We will use the above approach with events in our scripts.

OK, now we are ready to implement a script that overlaps `HtoD` transfers and GPU processing. 

Note that, to be able to run data transfer and processing in the same time, we need to have at least two GPU arrays: one to which the processing will be performed, the second as a workspace for processing.
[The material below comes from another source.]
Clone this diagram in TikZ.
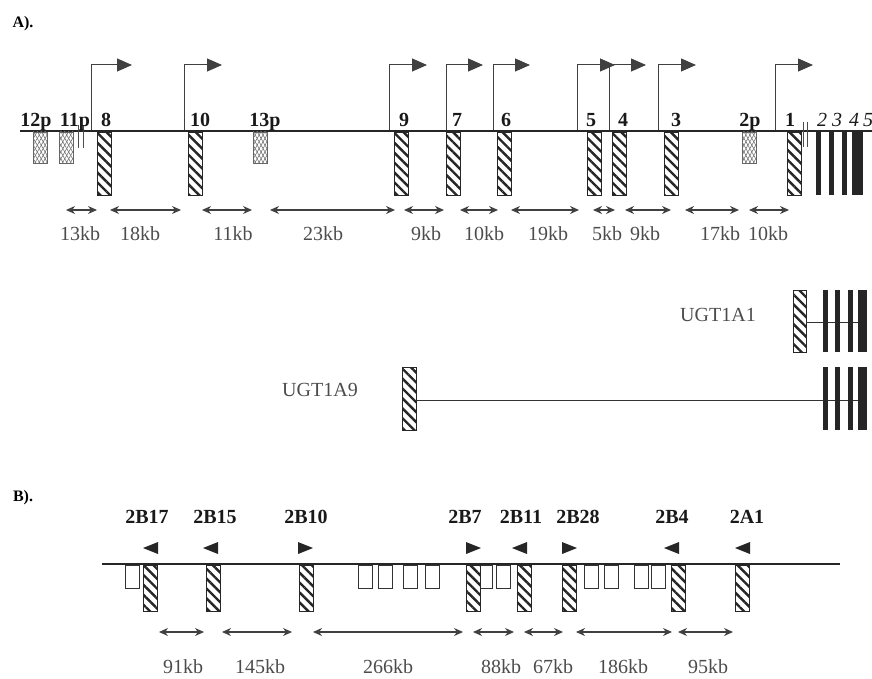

In the Python script below, we create two GPU arrays in the variable `input_buffer`, and cyclically change between them (i.e. we use element `input_buffer[i%2]` for `i`-th RF frame). 

The script below demonstrates an attempt to parallelize data transfer and processing:

In [147]:
%%writefile 4_2_concurrent_transfers_processing.py
import numpy as np
import cupy as cp
import matplotlib.pyplot as plt
from gpu_short_course.ultrasound_imaging import (
    Beamformer, Hilbert, ToBmode,
    X_GRID, Z_GRID, show_cineloop)
import pickle

file = pickle.load(open("pwi_field2_sample_data.pkl", "rb"))
rfs, context = file["rf"], file["context"]

# processing
beamformer = Beamformer(X_GRID, Z_GRID, context, rfs[0].shape)
hilbert    = Hilbert()
to_bmode   = ToBmode()

# Streams
host_to_device_data_stream = cp.cuda.Stream(non_blocking=True)
processing_stream          = cp.cuda.Stream(non_blocking=True)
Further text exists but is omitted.